I recently read a fascinating article in The New Yorker about brainstorming. In “Groupthink; The brainstorming myth,” Jonah Lehrer writes that brainstorming, as articulated by Alex Osborn in the late 1940s, isn’t as simple or effective as traditional thinking suggests.
The piece makes several important assertions, among them:
- Thinking quantity over quality isn’t always the most productive method. Simply throwing out anything that comes to mind isn’t the best path to great ideas.
- Don’t rely on positive reinforcement alone. Debate and even criticize ideas within the group. Rather than Osborn’s belief that this will inhibit ideas, this will instead stimulate ideas and help the best grow.

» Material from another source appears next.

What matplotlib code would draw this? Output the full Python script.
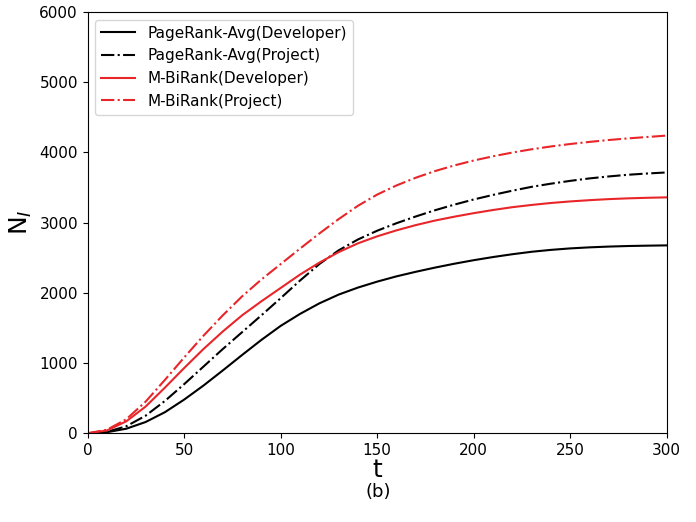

- Strive for an ideal balance of people who know each other and a few who don’t.
Lehrer couldn’t be more right. Progressive debate and criticism do have a place within brainstorming. Where I think Lehrer’s piece falls short is the role of the brainstorm leader. To me, the leader of the brainstorm is the key to the group’s efficiency. Here are some of my own assertions specific to the role of the leader:
- Prepare diligently for every brainstorm and take an active leadership role in the room.
- Consider the team. Familiarity can be a benefit but unique strengths (and weaknesses) should also be a consideration.
- Begin by aiming for a large number of ideas. Then dive deep when there is a quality idea. Drill into that idea further than others and begin to refine it and hone in on its strengths and weaknesses. Stimulate the expansion of ideas and encourage people to build on it.
- Be comfortable with silence. A certain amount of silence can allow people at the table to think and to offer even better ideas. Of course, if it’s lingering too long, offer a change of pace or a refocusing topic.
- Imagine the problem as a fortress. Ask your team to come up with solutions on how to breach the walls of that problem. Next, determine which ideas have the best chance and help strengthen them to break through. How can you help guide the best ideas to solving for the problem?